__Data provided__
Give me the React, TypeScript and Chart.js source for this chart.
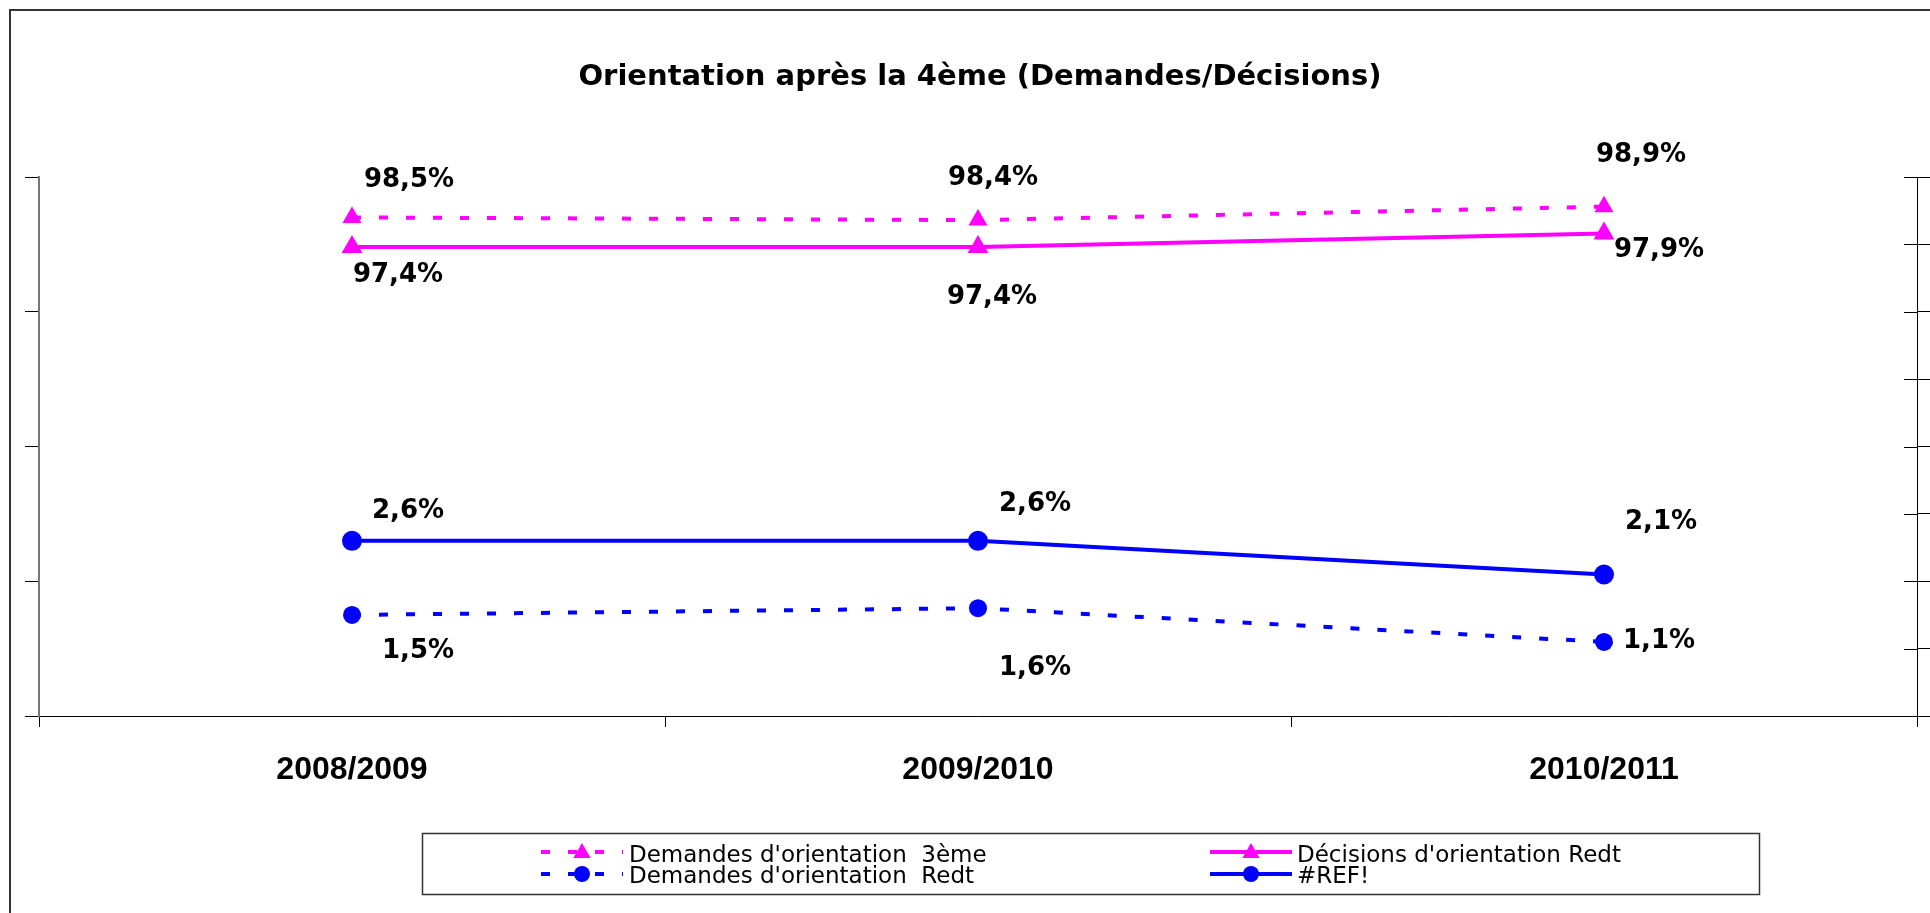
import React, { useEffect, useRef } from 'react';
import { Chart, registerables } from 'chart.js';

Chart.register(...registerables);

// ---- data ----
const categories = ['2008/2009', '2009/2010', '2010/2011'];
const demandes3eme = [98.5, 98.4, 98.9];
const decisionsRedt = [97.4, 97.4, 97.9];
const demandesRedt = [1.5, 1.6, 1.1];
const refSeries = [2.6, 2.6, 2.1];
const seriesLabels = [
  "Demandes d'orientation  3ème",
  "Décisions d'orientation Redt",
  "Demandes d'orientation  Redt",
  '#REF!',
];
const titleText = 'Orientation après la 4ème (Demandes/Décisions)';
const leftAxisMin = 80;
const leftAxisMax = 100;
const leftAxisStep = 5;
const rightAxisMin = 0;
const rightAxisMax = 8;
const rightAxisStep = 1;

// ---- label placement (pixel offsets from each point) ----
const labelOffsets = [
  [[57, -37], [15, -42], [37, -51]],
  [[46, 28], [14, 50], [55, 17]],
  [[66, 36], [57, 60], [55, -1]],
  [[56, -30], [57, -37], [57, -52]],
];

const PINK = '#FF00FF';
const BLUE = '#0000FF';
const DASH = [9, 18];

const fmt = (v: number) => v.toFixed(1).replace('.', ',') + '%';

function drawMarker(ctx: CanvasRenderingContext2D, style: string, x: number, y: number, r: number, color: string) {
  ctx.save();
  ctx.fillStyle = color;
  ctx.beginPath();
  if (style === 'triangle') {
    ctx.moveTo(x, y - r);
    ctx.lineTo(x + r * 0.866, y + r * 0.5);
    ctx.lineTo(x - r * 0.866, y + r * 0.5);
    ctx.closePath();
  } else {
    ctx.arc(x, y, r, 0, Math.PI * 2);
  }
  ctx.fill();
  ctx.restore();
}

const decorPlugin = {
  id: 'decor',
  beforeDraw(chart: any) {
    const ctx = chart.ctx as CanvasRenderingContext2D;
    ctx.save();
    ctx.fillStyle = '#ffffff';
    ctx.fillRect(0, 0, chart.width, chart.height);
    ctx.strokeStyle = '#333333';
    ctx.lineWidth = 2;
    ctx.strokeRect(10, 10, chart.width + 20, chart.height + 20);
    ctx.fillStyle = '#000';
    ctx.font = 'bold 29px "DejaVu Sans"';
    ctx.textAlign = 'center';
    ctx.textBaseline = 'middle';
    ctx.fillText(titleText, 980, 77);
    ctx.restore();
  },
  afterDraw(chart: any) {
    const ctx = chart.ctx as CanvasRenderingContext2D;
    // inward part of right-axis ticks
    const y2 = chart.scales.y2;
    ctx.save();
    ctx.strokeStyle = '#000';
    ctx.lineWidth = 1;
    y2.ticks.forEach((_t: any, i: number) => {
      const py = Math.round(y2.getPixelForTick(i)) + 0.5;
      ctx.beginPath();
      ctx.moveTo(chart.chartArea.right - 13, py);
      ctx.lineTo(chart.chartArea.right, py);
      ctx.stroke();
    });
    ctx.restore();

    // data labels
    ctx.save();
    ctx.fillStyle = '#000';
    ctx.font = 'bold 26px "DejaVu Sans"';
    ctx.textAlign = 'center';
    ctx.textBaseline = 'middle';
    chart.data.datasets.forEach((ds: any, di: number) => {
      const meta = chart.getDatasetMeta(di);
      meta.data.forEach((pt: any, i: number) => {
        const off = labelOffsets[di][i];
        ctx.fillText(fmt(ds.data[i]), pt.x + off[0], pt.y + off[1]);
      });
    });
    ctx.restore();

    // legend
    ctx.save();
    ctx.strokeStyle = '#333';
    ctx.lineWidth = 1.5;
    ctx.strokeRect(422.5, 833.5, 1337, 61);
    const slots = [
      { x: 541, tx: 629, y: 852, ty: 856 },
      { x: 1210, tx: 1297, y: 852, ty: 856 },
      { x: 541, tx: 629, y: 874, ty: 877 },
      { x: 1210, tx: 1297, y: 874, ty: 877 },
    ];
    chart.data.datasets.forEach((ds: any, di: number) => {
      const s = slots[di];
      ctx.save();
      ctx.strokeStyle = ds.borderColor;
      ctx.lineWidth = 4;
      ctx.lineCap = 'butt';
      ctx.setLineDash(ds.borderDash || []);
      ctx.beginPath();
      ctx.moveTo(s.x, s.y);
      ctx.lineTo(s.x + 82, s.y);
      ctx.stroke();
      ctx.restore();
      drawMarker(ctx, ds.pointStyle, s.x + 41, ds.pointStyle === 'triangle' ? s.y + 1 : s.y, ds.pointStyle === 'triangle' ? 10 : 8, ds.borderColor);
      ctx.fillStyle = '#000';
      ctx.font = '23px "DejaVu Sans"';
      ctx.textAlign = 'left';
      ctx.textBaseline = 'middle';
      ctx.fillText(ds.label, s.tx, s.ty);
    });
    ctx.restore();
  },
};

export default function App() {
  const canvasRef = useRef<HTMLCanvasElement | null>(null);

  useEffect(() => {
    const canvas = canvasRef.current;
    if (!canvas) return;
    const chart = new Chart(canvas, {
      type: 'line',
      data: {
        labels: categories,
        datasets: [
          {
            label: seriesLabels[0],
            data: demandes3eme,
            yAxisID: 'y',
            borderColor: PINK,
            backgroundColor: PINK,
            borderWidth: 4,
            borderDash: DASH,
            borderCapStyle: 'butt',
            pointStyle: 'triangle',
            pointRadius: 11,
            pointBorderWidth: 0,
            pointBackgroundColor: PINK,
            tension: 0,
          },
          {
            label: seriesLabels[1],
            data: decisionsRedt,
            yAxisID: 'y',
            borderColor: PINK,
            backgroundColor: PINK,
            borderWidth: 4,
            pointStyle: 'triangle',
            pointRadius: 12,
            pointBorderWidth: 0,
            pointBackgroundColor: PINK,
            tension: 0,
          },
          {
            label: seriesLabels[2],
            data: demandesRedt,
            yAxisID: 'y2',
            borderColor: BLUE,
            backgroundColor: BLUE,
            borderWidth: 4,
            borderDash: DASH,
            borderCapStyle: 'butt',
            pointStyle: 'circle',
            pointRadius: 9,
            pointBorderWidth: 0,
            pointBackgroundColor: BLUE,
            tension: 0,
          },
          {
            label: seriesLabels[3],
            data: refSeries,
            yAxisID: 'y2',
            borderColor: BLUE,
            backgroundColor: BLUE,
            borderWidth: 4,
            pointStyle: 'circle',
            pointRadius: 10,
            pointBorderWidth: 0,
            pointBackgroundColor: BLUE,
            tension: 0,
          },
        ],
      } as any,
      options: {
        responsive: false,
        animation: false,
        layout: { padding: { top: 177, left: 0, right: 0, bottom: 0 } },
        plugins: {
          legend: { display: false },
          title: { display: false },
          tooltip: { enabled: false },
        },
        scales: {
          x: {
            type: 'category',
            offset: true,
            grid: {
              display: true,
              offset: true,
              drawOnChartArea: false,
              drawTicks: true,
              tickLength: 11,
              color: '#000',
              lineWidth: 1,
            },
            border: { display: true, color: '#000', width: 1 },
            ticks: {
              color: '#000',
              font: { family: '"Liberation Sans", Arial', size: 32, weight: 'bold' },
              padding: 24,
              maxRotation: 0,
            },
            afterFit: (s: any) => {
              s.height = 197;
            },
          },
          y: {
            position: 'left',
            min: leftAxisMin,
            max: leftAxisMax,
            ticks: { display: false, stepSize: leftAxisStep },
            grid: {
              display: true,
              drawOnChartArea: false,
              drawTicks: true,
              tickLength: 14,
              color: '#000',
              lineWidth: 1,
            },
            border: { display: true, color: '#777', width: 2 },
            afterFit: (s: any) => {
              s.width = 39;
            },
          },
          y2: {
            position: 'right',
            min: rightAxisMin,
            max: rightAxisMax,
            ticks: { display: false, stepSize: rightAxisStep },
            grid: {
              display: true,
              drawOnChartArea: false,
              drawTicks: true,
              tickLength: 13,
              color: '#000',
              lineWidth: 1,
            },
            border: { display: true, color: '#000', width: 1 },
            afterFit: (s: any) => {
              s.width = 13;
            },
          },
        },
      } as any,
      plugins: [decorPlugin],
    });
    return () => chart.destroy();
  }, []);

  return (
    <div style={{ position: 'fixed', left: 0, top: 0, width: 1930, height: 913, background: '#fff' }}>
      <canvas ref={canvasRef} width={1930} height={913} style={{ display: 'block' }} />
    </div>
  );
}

__Written exercise__
Repeat only the lines from the beginning of the material through the line containing "const fmt = (v: number)", both ends kept, leaving pictures out.

__Task answer__
Give me the React, TypeScript and Chart.js source for this chart.
import React, { useEffect, useRef } from 'react';
import { Chart, registerables } from 'chart.js';

Chart.register(...registerables);

// ---- data ----
const categories = ['2008/2009', '2009/2010', '2010/2011'];
const demandes3eme = [98.5, 98.4, 98.9];
const decisionsRedt = [97.4, 97.4, 97.9];
const demandesRedt = [1.5, 1.6, 1.1];
const refSeries = [2.6, 2.6, 2.1];
const seriesLabels = [
  "Demandes d'orientation  3ème",
  "Décisions d'orientation Redt",
  "Demandes d'orientation  Redt",
  '#REF!',
];
const titleText = 'Orientation après la 4ème (Demandes/Décisions)';
const leftAxisMin = 80;
const leftAxisMax = 100;
const leftAxisStep = 5;
const rightAxisMin = 0;
const rightAxisMax = 8;
const rightAxisStep = 1;

// ---- label placement (pixel offsets from each point) ----
const labelOffsets = [
  [[57, -37], [15, -42], [37, -51]],
  [[46, 28], [14, 50], [55, 17]],
  [[66, 36], [57, 60], [55, -1]],
  [[56, -30], [57, -37], [57, -52]],
];

const PINK = '#FF00FF';
const BLUE = '#0000FF';
const DASH = [9, 18];

const fmt = (v: number) => v.toFixed(1).replace('.', ',') + '%';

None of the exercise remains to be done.